▸ **Data**
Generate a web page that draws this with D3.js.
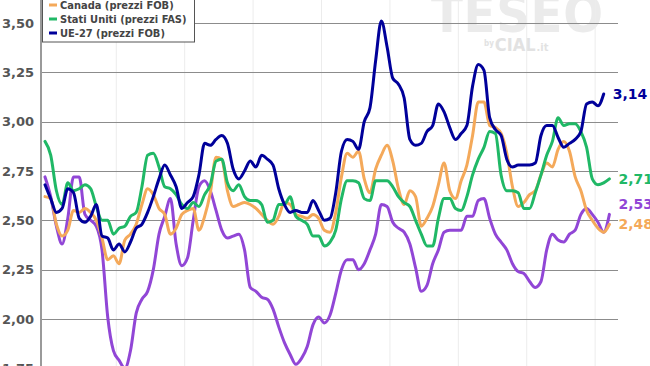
<!DOCTYPE html>
<html>
<head>
<meta charset="utf-8">
<script src="https://cdn.jsdelivr.net/npm/d3@7"></script>
<style>
html, body { margin: 0; padding: 0; background: #fff; overflow: hidden; }
svg { display: block; }
</style>
</head>
<body>
<svg id="chart"></svg>
<script>
// tick values of the price axis
const yTicks = [1.75, 2.00, 2.25, 2.50, 2.75, 3.00, 3.25, 3.50];

// legend (first entry is out of the picture)
const legendNames = ["Canada (prezzi FOB)", "Stati Uniti (prezzi FAS)", "UE-27 (prezzi FOB)"];

// monthly values
const seriesPurple = [2.72,2.62,2.47,2.38,2.51,2.72,2.72,2.53,2.50,2.47,
  2.35,2.01,1.84,1.79,1.75,1.84,2.03,2.10,2.14,2.25,
  2.43,2.52,2.61,2.38,2.27,2.31,2.50,2.67,2.70,2.65,
  2.55,2.45,2.41,2.42,2.43,2.35,2.16,2.14,2.11,2.10,
  2.05,1.96,1.88,1.82,1.77,1.80,1.86,1.97,2.01,1.98,
  2.02,2.13,2.25,2.30,2.30,2.25,2.28,2.35,2.43,2.58,
  2.57,2.49,2.46,2.44,2.38,2.26,2.14,2.17,2.28,2.35,
  2.44,2.45,2.45,2.45,2.52,2.52,2.60,2.61,2.51,2.43,
  2.39,2.35,2.28,2.24,2.23,2.19,2.16,2.19,2.35,2.43,
  2.40,2.39,2.43,2.45,2.53,2.56,2.53,2.49,2.44,2.53];

const seriesCanada = [2.62,2.61,2.48,2.42,2.45,2.55,2.54,2.56,2.54,2.50,
  2.41,2.30,2.32,2.28,2.40,2.43,2.48,2.58,2.66,2.63,
  2.56,2.53,2.43,2.46,2.53,2.55,2.56,2.45,2.52,2.64,
  2.82,2.81,2.65,2.57,2.58,2.59,2.58,2.56,2.53,2.50,
  2.48,2.52,2.59,2.58,2.53,2.52,2.51,2.53,2.51,2.45,
  2.44,2.54,2.72,2.84,2.82,2.85,2.71,2.64,2.76,2.83,
  2.88,2.80,2.66,2.58,2.65,2.62,2.47,2.51,2.57,2.68,
  2.79,2.65,2.61,2.70,2.78,2.93,3.10,3.10,2.98,2.97,
  2.94,2.84,2.67,2.57,2.59,2.63,2.65,2.73,2.79,2.77,
  2.86,2.90,2.85,2.72,2.65,2.55,2.50,2.46,2.44,2.48];

const seriesUsa = [2.90,2.83,2.65,2.58,2.69,2.65,2.66,2.68,2.66,2.57,
  2.50,2.50,2.43,2.46,2.47,2.52,2.54,2.67,2.83,2.84,
  2.77,2.67,2.66,2.63,2.58,2.56,2.59,2.57,2.63,2.68,
  2.80,2.81,2.69,2.65,2.68,2.62,2.60,2.60,2.58,2.49,
  2.50,2.58,2.58,2.62,2.52,2.50,2.48,2.42,2.42,2.37,
  2.39,2.45,2.61,2.70,2.70,2.69,2.61,2.60,2.70,2.70,
  2.70,2.67,2.62,2.59,2.57,2.50,2.43,2.37,2.37,2.51,
  2.61,2.61,2.56,2.55,2.62,2.73,2.81,2.87,2.95,2.94,
  2.73,2.65,2.65,2.64,2.56,2.56,2.64,2.73,2.83,2.90,
  3.02,2.98,2.99,2.99,2.95,2.87,2.71,2.68,2.69,2.71];

const seriesUe = [2.68,2.61,2.54,2.56,2.66,2.64,2.51,2.49,2.52,2.58,
  2.42,2.41,2.35,2.38,2.34,2.39,2.46,2.48,2.54,2.62,
  2.71,2.78,2.73,2.67,2.56,2.59,2.62,2.73,2.89,2.88,
  2.91,2.93,2.89,2.76,2.71,2.75,2.80,2.77,2.83,2.81,
  2.78,2.66,2.58,2.54,2.55,2.54,2.54,2.60,2.55,2.50,
  2.51,2.64,2.85,2.91,2.90,2.86,3.00,3.07,3.31,3.51,
  3.38,3.22,3.19,3.12,2.91,2.88,2.89,2.95,2.98,3.09,
  3.05,2.97,2.91,2.94,2.98,3.18,3.29,3.26,3.02,2.96,
  2.93,2.81,2.77,2.78,2.78,2.78,2.79,2.93,2.98,2.98,
  2.92,2.87,2.89,2.91,2.95,3.09,3.10,3.08,3.14];

const width = 650, height = 366;
const svg = d3.select("#chart").attr("width", width).attr("height", height);

const it = d3.formatLocale({decimal: ",", thousands: ".", grouping: [3], currency: ["", " €"]});
const fmt = it.format(".2f");

const x = d3.scaleLinear().domain([0, 98]).range([45, 45 + 98 * 5.701]);
const y = d3.scaleLinear().domain([1.75, 3.5]).range([368.3, 23]);

const series = [
  {values: seriesPurple, color: "#9146d6"},
  {values: seriesCanada, color: "#f4a95a"},
  {values: seriesUsa, color: "#20b866"},
  {values: seriesUe, color: "#00009a"}
];

// watermark
const wmFont = "'DejaVu Sans Condensed', 'DejaVu Sans'";
svg.append("text")
  .attr("x", 431).attr("y", 32)
  .attr("font-family", wmFont)
  .attr("font-stretch", "condensed")
  .attr("font-weight", "bold")
  .attr("font-size", 52)
  .attr("textLength", 172)
  .attr("fill", "#ebebeb")
  .text("TESEO");
let wx = 484;
[["by", 8, 46], ["CIAL", 18, 51], [".it", 11, 51]].forEach(p => {
  const t = svg.append("text")
    .attr("x", wx).attr("y", p[2])
    .attr("font-family", wmFont)
    .attr("font-weight", "bold")
    .attr("font-size", p[1])
    .attr("fill", "#e2e2e2")
    .text(p[0]);
  wx += t.node().getComputedTextLength() + 1;
});

// vertical grid (one line a year)
svg.append("g")
  .selectAll("line")
  .data(d3.range(12.5, 98, 12))
  .enter().append("line")
  .attr("x1", d => x(d)).attr("x2", d => x(d))
  .attr("y1", 0).attr("y2", height)
  .attr("stroke", "#ececec")
  .attr("stroke-width", 1);

// horizontal grid + labels
const yAxis = svg.append("g");
yAxis.selectAll("line")
  .data(yTicks)
  .enter().append("line")
  .attr("x1", 41).attr("x2", 618)
  .attr("y1", d => Math.round(y(d)) + 0.5).attr("y2", d => Math.round(y(d)) + 0.5)
  .attr("stroke", "#8c8c8c")
  .attr("stroke-width", 1);
yAxis.selectAll("text")
  .data(yTicks)
  .enter().append("text")
  .attr("x", 34)
  .attr("y", d => y(d))
  .attr("dy", "0.36em")
  .attr("text-anchor", "end")
  .attr("font-family", "'DejaVu Sans', Verdana, sans-serif")
  .attr("font-weight", "bold")
  .attr("font-size", 13)
  .attr("fill", "#555")
  .text(d => fmt(d));

svg.append("line")
  .attr("x1", 41).attr("x2", 41)
  .attr("y1", 0).attr("y2", height)
  .attr("stroke", "#9a9a9a")
  .attr("stroke-width", 2);

// lines
const line = d3.line()
  .x((d, i) => x(i))
  .y(d => y(d))
  .curve(d3.curveMonotoneX);

svg.append("g")
  .attr("fill", "none")
  .attr("stroke-width", 3)
  .attr("stroke-linejoin", "round")
  .attr("stroke-linecap", "round")
  .selectAll("path")
  .data(series)
  .enter().append("path")
  .attr("stroke", d => d.color)
  .attr("d", d => line(d.values));

// end labels, pushed apart when too close
const ends = series.map(s => {
  const i = s.values.length - 1;
  return {x: x(i) + 9, y: y(s.values[i]), v: s.values[i], color: s.color};
});
ends.sort((a, b) => b.y - a.y);
for (let k = 1; k < ends.length; k++) {
  if (ends[k].y > ends[k - 1].y - 20) ends[k].y = ends[k - 1].y - 20;
}
svg.append("g")
  .selectAll("text")
  .data(ends)
  .enter().append("text")
  .attr("x", d => d.x)
  .attr("y", d => d.y)
  .attr("dy", "0.36em")
  .attr("font-family", "'DejaVu Sans', Verdana, sans-serif")
  .attr("font-weight", "bold")
  .attr("font-size", 14)
  .attr("fill", d => d.color)
  .text(d => fmt(d.v));

// legend box, top is above the picture
const legend = svg.append("g");
legend.append("rect")
  .attr("x", 42.5).attr("y", -20)
  .attr("width", 152).attr("height", 62)
  .attr("fill", "#fff")
  .attr("stroke", "#555")
  .attr("stroke-width", 1);
const item = legend.selectAll("g.item")
  .data(legendNames)
  .enter().append("g")
  .attr("class", "item")
  .attr("transform", (d, i) => `translate(0, ${5 + i * 14})`);
item.append("line")
  .attr("x1", 49).attr("x2", 57)
  .attr("stroke", (d, i) => series[i + 1].color)
  .attr("stroke-width", 3);
item.append("text")
  .attr("x", 60)
  .attr("dy", "0.36em")
  .attr("font-family", "'DejaVu Sans Condensed', 'DejaVu Sans'")
  .attr("font-stretch", "condensed")
  .attr("font-weight", "bold")
  .attr("font-size", 11)
  .attr("fill", "#444")
  .text(d => d);
</script>
</body>
</html>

▸ **What you will do**
Quote, exactly and only, the lines from the first line of the data above through the line containing "const yTicks = [1.75, 2.00, 2.25, 2.50, 2.75, 3.00, 3.25, 3.50];". The pictures do not belong in it.

▸ **Result of this task**
Generate a web page that draws this with D3.js.
<!DOCTYPE html>
<html>
<head>
<meta charset="utf-8">
<script src="https://cdn.jsdelivr.net/npm/d3@7"></script>
<style>
html, body { margin: 0; padding: 0; background: #fff; overflow: hidden; }
svg { display: block; }
</style>
</head>
<body>
<svg id="chart"></svg>
<script>
// tick values of the price axis
const yTicks = [1.75, 2.00, 2.25, 2.50, 2.75, 3.00, 3.25, 3.50];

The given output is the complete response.